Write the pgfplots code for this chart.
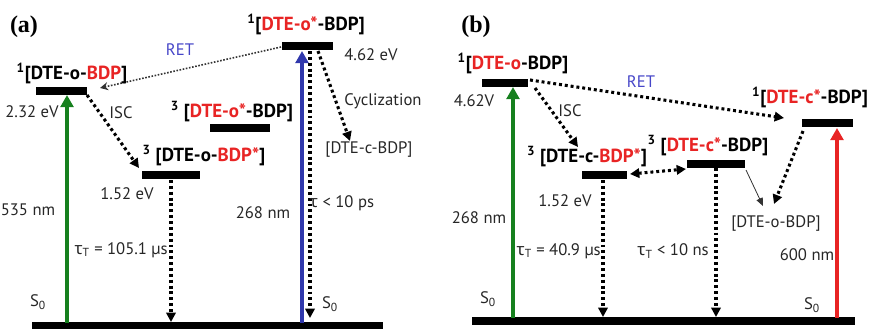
\documentclass[border=0pt]{standalone}
\usepackage{pgfplots}
\pgfplotsset{compat=1.18}
\usepackage{fontspec}
\setmainfont{PT Sans}
\newfontfamily\grk{Noto Sans}
\newfontfamily\serif{Liberation Serif}
\usetikzlibrary{arrows.meta}
\definecolor{lred}{RGB}{232,36,36}
\definecolor{lgreen}{RGB}{22,128,30}
\definecolor{lblue}{RGB}{48,56,172}
\definecolor{retblue}{RGB}{70,70,200}
\newcommand{\rd}[1]{\textcolor{lred}{#1}}
\begin{document}
\begin{tikzpicture}[
  lab/.style={font=\fontsize{14.2}{16}\selectfont\bfseries, inner sep=0pt},
  txt/.style={font=\fontsize{12.5}{15}\selectfont, inner sep=0pt, text=black!85},
]
\begin{axis}[
  scale only axis, width=654pt, height=246.75pt,
  xmin=0, xmax=872, ymin=0, ymax=329, y dir=reverse,
  axis lines=none, clip=false,
  bar/.style={black, line width=6pt, no marks},
  gnd/.style={black, line width=5.5pt, no marks},
  dots/.style={black, line width=2.3pt, dash pattern=on 2.2pt off 2.2pt, no marks, -{Triangle[length=7pt,width=7pt]}},
  solidarr/.style={line width=3pt, no marks, -{Triangle[length=9pt,width=9.5pt]}},
]
% ---------------- panel (a) ----------------
\addplot[gnd] coordinates {(32,325.5) (383,325.5)};
\addplot[bar] coordinates {(282,46) (333,46)};
\addplot[bar] coordinates {(36,91) (87,91)};
\addplot[bar] coordinates {(210,127.5) (270,127.5)};
\addplot[bar] coordinates {(142,175) (200,175)};
\addplot[solidarr, lgreen] coordinates {(67,323) (67,95)};
\addplot[solidarr, lblue] coordinates {(302,323) (302,51)};
\addplot[dots] coordinates {(310,51) (310,318)};
\addplot[dots] coordinates {(171,180) (171,322)};
\addplot[dots] coordinates {(87,95) (139,168)};
\addplot[dots] coordinates {(318,51) (350,141)};
\addplot[black!80, line width=1.2pt, dash pattern=on 1.2pt off 1.2pt, no marks, -{Stealth[length=6pt,width=6pt]}] coordinates {(281,47) (100,88)};
\node[font=\fontsize{18}{20}\selectfont\serif\bfseries, inner sep=0pt] at (axis cs:24,27) {(a)};
\node[lab] at (axis cs:306,24) {\textsuperscript{1}[\rd{DTE-o*}-BDP]};
\node[txt] at (axis cs:371,55) {4.62 eV};
\node[txt, text=retblue] at (axis cs:180,50) {RET};
\node[lab] at (axis cs:72,73) {\textsuperscript{1}[DTE-o-\rd{BDP}]};
\node[txt] at (axis cs:32,112) {2.32 eV};
\node[txt] at (axis cs:121,113) {ISC};
\node[lab] at (axis cs:232,112) {\textsuperscript{3} [\rd{DTE-o*}-BDP]};
\node[txt] at (axis cs:383,101) {Cyclization};
\node[txt] at (axis cs:369,150) {[DTE-c-BDP]};
\node[lab] at (axis cs:204,156) {\textsuperscript{3} [DTE-o-\rd{BDP*}]};
\node[txt] at (axis cs:127,194) {1.52 eV};
\node[txt] at (axis cs:28,210) {535 nm};
\node[txt] at (axis cs:263,213) {268 nm};
\node[txt] at (axis cs:342,203) {{\grk τ} < 10 ps};
\node[txt, anchor=east] at (axis cs:168,250) {{\grk τ}\textsubscript{T} = 105.1 µs};
\node[txt] at (axis cs:38,302) {S\textsubscript{0}};
\node[txt] at (axis cs:330,304) {S\textsubscript{0}};
% ---------------- panel (b) ----------------
\addplot[gnd] coordinates {(472,321) (855,321)};
\addplot[bar] coordinates {(482,82.5) (528,82.5)};
\addplot[bar] coordinates {(802,123) (853,123)};
\addplot[bar] coordinates {(687,164) (745,164)};
\addplot[bar] coordinates {(582,175) (627,175)};
\addplot[solidarr, lgreen] coordinates {(513,318) (513,87)};
\addplot[solidarr, lred] coordinates {(837,318) (837,128)};
\addplot[dots] coordinates {(603,180) (603,317)};
\addplot[dots] coordinates {(716,168) (716,317)};
\addplot[dots] coordinates {(535,88) (578,147)};
\addplot[dots] coordinates {(530,80) (784,118)};
\addplot[dots, {Triangle[length=7pt,width=7pt]}-{Triangle[length=7pt,width=7pt]}] coordinates {(630,174) (686,169)};
\addplot[dots] coordinates {(803,131) (774,204)};
\addplot[black!80, line width=0.6pt, no marks, -{Triangle[length=6pt,width=5pt]}] coordinates {(746,170) (763,206)};
\node[font=\fontsize{18}{20}\selectfont\serif\bfseries, inner sep=0pt] at (axis cs:476,27) {(b)};
\node[lab] at (axis cs:513,63) {\textsuperscript{1}[\rd{DTE-o}-BDP]};
\node[txt] at (axis cs:474,101) {4.62V};
\node[txt, text=retblue] at (axis cs:641,82) {RET};
\node[txt] at (axis cs:570,111) {ISC};
\node[lab] at (axis cs:810,97) {\textsuperscript{1}[\rd{DTE-c*}-BDP]};
\node[lab] at (axis cs:708,146) {\textsuperscript{3} [\rd{DTE-c*}-BDP]};
\node[lab] at (axis cs:587,157) {\textsuperscript{3} [DTE-c-\rd{BDP*}]};
\node[txt] at (axis cs:565,201) {1.52 eV};
\node[txt] at (axis cs:479,218) {268 nm};
\node[txt, anchor=east] at (axis cs:601,251) {{\grk τ}\textsubscript{T} = 40.9 µs};
\node[txt, anchor=east] at (axis cs:709,251) {{\grk τ}\textsubscript{T} < 10 ns};
\node[txt] at (axis cs:776,224) {[DTE-o-BDP]};
\node[txt] at (axis cs:807,255) {600 nm};
\node[txt] at (axis cs:488,299) {S\textsubscript{0}};
\node[txt] at (axis cs:812,305) {S\textsubscript{0}};
\end{axis}
\pgfresetboundingbox
\path[use as bounding box] (current axis.south west) rectangle (current axis.north east);
\end{tikzpicture}
\end{document}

• Work instructions: Extract all the data above exactly, excluding every picture.

• Task result:
Write the pgfplots code for this chart.
\documentclass[border=0pt]{standalone}
\usepackage{pgfplots}
\pgfplotsset{compat=1.18}
\usepackage{fontspec}
\setmainfont{PT Sans}
\newfontfamily\grk{Noto Sans}
\newfontfamily\serif{Liberation Serif}
\usetikzlibrary{arrows.meta}
\definecolor{lred}{RGB}{232,36,36}
\definecolor{lgreen}{RGB}{22,128,30}
\definecolor{lblue}{RGB}{48,56,172}
\definecolor{retblue}{RGB}{70,70,200}
\newcommand{\rd}[1]{\textcolor{lred}{#1}}
\begin{document}
\begin{tikzpicture}[
  lab/.style={font=\fontsize{14.2}{16}\selectfont\bfseries, inner sep=0pt},
  txt/.style={font=\fontsize{12.5}{15}\selectfont, inner sep=0pt, text=black!85},
]
\begin{axis}[
  scale only axis, width=654pt, height=246.75pt,
  xmin=0, xmax=872, ymin=0, ymax=329, y dir=reverse,
  axis lines=none, clip=false,
  bar/.style={black, line width=6pt, no marks},
  gnd/.style={black, line width=5.5pt, no marks},
  dots/.style={black, line width=2.3pt, dash pattern=on 2.2pt off 2.2pt, no marks, -{Triangle[length=7pt,width=7pt]}},
  solidarr/.style={line width=3pt, no marks, -{Triangle[length=9pt,width=9.5pt]}},
]
% ---------------- panel (a) ----------------
\addplot[gnd] coordinates {(32,325.5) (383,325.5)};
\addplot[bar] coordinates {(282,46) (333,46)};
\addplot[bar] coordinates {(36,91) (87,91)};
\addplot[bar] coordinates {(210,127.5) (270,127.5)};
\addplot[bar] coordinates {(142,175) (200,175)};
\addplot[solidarr, lgreen] coordinates {(67,323) (67,95)};
\addplot[solidarr, lblue] coordinates {(302,323) (302,51)};
\addplot[dots] coordinates {(310,51) (310,318)};
\addplot[dots] coordinates {(171,180) (171,322)};
\addplot[dots] coordinates {(87,95) (139,168)};
\addplot[dots] coordinates {(318,51) (350,141)};
\addplot[black!80, line width=1.2pt, dash pattern=on 1.2pt off 1.2pt, no marks, -{Stealth[length=6pt,width=6pt]}] coordinates {(281,47) (100,88)};
\node[font=\fontsize{18}{20}\selectfont\serif\bfseries, inner sep=0pt] at (axis cs:24,27) {(a)};
\node[lab] at (axis cs:306,24) {\textsuperscript{1}[\rd{DTE-o*}-BDP]};
\node[txt] at (axis cs:371,55) {4.62 eV};
\node[txt, text=retblue] at (axis cs:180,50) {RET};
\node[lab] at (axis cs:72,73) {\textsuperscript{1}[DTE-o-\rd{BDP}]};
\node[txt] at (axis cs:32,112) {2.32 eV};
\node[txt] at (axis cs:121,113) {ISC};
\node[lab] at (axis cs:232,112) {\textsuperscript{3} [\rd{DTE-o*}-BDP]};
\node[txt] at (axis cs:383,101) {Cyclization};
\node[txt] at (axis cs:369,150) {[DTE-c-BDP]};
\node[lab] at (axis cs:204,156) {\textsuperscript{3} [DTE-o-\rd{BDP*}]};
\node[txt] at (axis cs:127,194) {1.52 eV};
\node[txt] at (axis cs:28,210) {535 nm};
\node[txt] at (axis cs:263,213) {268 nm};
\node[txt] at (axis cs:342,203) {{\grk τ} < 10 ps};
\node[txt, anchor=east] at (axis cs:168,250) {{\grk τ}\textsubscript{T} = 105.1 µs};
\node[txt] at (axis cs:38,302) {S\textsubscript{0}};
\node[txt] at (axis cs:330,304) {S\textsubscript{0}};
% ---------------- panel (b) ----------------
\addplot[gnd] coordinates {(472,321) (855,321)};
\addplot[bar] coordinates {(482,82.5) (528,82.5)};
\addplot[bar] coordinates {(802,123) (853,123)};
\addplot[bar] coordinates {(687,164) (745,164)};
\addplot[bar] coordinates {(582,175) (627,175)};
\addplot[solidarr, lgreen] coordinates {(513,318) (513,87)};
\addplot[solidarr, lred] coordinates {(837,318) (837,128)};
\addplot[dots] coordinates {(603,180) (603,317)};
\addplot[dots] coordinates {(716,168) (716,317)};
\addplot[dots] coordinates {(535,88) (578,147)};
\addplot[dots] coordinates {(530,80) (784,118)};
\addplot[dots, {Triangle[length=7pt,width=7pt]}-{Triangle[length=7pt,width=7pt]}] coordinates {(630,174) (686,169)};
\addplot[dots] coordinates {(803,131) (774,204)};
\addplot[black!80, line width=0.6pt, no marks, -{Triangle[length=6pt,width=5pt]}] coordinates {(746,170) (763,206)};
\node[font=\fontsize{18}{20}\selectfont\serif\bfseries, inner sep=0pt] at (axis cs:476,27) {(b)};
\node[lab] at (axis cs:513,63) {\textsuperscript{1}[\rd{DTE-o}-BDP]};
\node[txt] at (axis cs:474,101) {4.62V};
\node[txt, text=retblue] at (axis cs:641,82) {RET};
\node[txt] at (axis cs:570,111) {ISC};
\node[lab] at (axis cs:810,97) {\textsuperscript{1}[\rd{DTE-c*}-BDP]};
\node[lab] at (axis cs:708,146) {\textsuperscript{3} [\rd{DTE-c*}-BDP]};
\node[lab] at (axis cs:587,157) {\textsuperscript{3} [DTE-c-\rd{BDP*}]};
\node[txt] at (axis cs:565,201) {1.52 eV};
\node[txt] at (axis cs:479,218) {268 nm};
\node[txt, anchor=east] at (axis cs:601,251) {{\grk τ}\textsubscript{T} = 40.9 µs};
\node[txt, anchor=east] at (axis cs:709,251) {{\grk τ}\textsubscript{T} < 10 ns};
\node[txt] at (axis cs:776,224) {[DTE-o-BDP]};
\node[txt] at (axis cs:807,255) {600 nm};
\node[txt] at (axis cs:488,299) {S\textsubscript{0}};
\node[txt] at (axis cs:812,305) {S\textsubscript{0}};
\end{axis}
\pgfresetboundingbox
\path[use as bounding box] (current axis.south west) rectangle (current axis.north east);
\end{tikzpicture}
\end{document}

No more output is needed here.